◆ JOB:
Retype, exactly as they stand, the lines from the start of the data to the line that contains "fig = plt.figure(figsize=(W", both ends included. Leave the pictures out.
___
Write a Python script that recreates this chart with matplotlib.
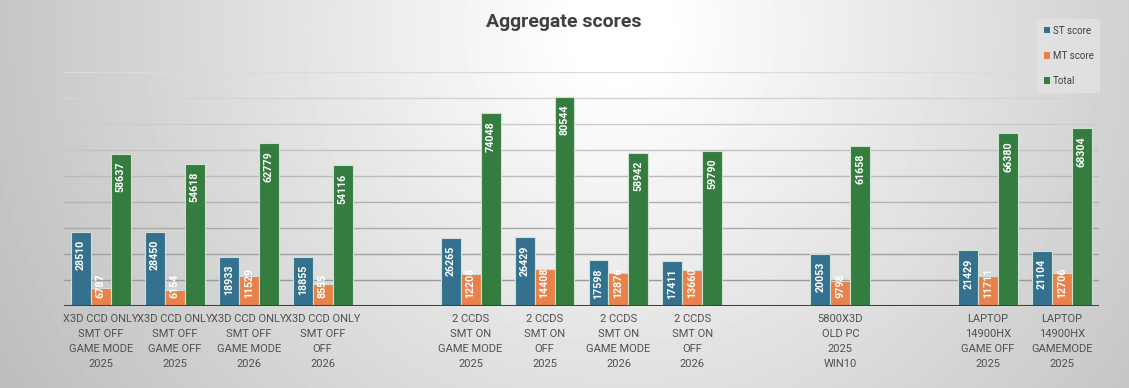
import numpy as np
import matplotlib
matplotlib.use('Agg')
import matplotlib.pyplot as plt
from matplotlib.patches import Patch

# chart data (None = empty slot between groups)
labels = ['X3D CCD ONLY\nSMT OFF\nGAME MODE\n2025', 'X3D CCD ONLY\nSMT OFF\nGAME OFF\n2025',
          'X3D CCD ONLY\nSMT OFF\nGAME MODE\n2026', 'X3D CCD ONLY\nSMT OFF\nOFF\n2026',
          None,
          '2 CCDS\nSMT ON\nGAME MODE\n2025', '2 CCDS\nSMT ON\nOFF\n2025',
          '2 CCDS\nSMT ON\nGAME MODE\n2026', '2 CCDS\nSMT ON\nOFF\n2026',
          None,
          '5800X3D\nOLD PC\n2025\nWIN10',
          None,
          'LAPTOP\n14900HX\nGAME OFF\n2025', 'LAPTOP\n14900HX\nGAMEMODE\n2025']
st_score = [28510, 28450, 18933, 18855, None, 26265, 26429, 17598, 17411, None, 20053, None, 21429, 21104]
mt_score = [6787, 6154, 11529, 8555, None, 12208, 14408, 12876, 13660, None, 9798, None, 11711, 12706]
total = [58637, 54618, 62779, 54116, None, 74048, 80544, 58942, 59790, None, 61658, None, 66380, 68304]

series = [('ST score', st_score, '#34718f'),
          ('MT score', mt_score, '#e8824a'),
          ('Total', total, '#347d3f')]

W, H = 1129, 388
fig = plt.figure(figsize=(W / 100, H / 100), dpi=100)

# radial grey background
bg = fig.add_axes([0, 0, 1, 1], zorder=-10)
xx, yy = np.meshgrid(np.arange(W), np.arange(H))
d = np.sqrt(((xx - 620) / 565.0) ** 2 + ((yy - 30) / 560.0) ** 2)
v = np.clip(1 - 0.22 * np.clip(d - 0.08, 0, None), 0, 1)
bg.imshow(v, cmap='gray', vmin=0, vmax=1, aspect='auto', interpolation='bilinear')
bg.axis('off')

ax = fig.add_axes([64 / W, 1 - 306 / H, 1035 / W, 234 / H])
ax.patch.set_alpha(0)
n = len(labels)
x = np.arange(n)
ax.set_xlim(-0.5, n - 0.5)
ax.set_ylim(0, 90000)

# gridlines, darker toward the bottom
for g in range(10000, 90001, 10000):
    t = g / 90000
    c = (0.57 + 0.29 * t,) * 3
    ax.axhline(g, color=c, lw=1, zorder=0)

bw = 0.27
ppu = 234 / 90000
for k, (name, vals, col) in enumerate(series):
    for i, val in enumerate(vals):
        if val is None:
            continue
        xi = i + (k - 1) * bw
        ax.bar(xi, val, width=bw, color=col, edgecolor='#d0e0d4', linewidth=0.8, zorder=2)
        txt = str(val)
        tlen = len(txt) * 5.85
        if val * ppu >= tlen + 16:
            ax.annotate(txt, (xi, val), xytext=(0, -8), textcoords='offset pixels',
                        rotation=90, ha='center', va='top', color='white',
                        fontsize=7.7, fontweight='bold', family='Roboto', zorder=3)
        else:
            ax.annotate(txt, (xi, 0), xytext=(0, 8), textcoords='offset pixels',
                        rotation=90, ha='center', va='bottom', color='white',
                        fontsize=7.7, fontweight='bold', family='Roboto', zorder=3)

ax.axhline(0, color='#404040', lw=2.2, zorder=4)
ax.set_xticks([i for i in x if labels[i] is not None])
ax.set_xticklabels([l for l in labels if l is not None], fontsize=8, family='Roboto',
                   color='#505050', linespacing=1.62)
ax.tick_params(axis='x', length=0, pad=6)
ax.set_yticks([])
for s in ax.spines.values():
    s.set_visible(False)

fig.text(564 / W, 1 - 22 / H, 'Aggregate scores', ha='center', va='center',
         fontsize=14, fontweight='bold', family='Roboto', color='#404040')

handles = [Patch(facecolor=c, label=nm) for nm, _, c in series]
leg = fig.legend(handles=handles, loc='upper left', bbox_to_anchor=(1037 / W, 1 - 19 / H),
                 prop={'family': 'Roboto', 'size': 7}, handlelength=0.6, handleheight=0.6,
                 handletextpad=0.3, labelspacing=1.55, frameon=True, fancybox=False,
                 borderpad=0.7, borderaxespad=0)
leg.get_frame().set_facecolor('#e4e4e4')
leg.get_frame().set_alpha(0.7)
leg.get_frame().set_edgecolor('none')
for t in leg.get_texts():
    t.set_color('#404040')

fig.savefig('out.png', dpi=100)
___
◆ TASK ANSWER:
Write a Python script that recreates this chart with matplotlib.
import numpy as np
import matplotlib
matplotlib.use('Agg')
import matplotlib.pyplot as plt
from matplotlib.patches import Patch

# chart data (None = empty slot between groups)
labels = ['X3D CCD ONLY\nSMT OFF\nGAME MODE\n2025', 'X3D CCD ONLY\nSMT OFF\nGAME OFF\n2025',
          'X3D CCD ONLY\nSMT OFF\nGAME MODE\n2026', 'X3D CCD ONLY\nSMT OFF\nOFF\n2026',
          None,
          '2 CCDS\nSMT ON\nGAME MODE\n2025', '2 CCDS\nSMT ON\nOFF\n2025',
          '2 CCDS\nSMT ON\nGAME MODE\n2026', '2 CCDS\nSMT ON\nOFF\n2026',
          None,
          '5800X3D\nOLD PC\n2025\nWIN10',
          None,
          'LAPTOP\n14900HX\nGAME OFF\n2025', 'LAPTOP\n14900HX\nGAMEMODE\n2025']
st_score = [28510, 28450, 18933, 18855, None, 26265, 26429, 17598, 17411, None, 20053, None, 21429, 21104]
mt_score = [6787, 6154, 11529, 8555, None, 12208, 14408, 12876, 13660, None, 9798, None, 11711, 12706]
total = [58637, 54618, 62779, 54116, None, 74048, 80544, 58942, 59790, None, 61658, None, 66380, 68304]

series = [('ST score', st_score, '#34718f'),
          ('MT score', mt_score, '#e8824a'),
          ('Total', total, '#347d3f')]

W, H = 1129, 388
fig = plt.figure(figsize=(W / 100, H / 100), dpi=100)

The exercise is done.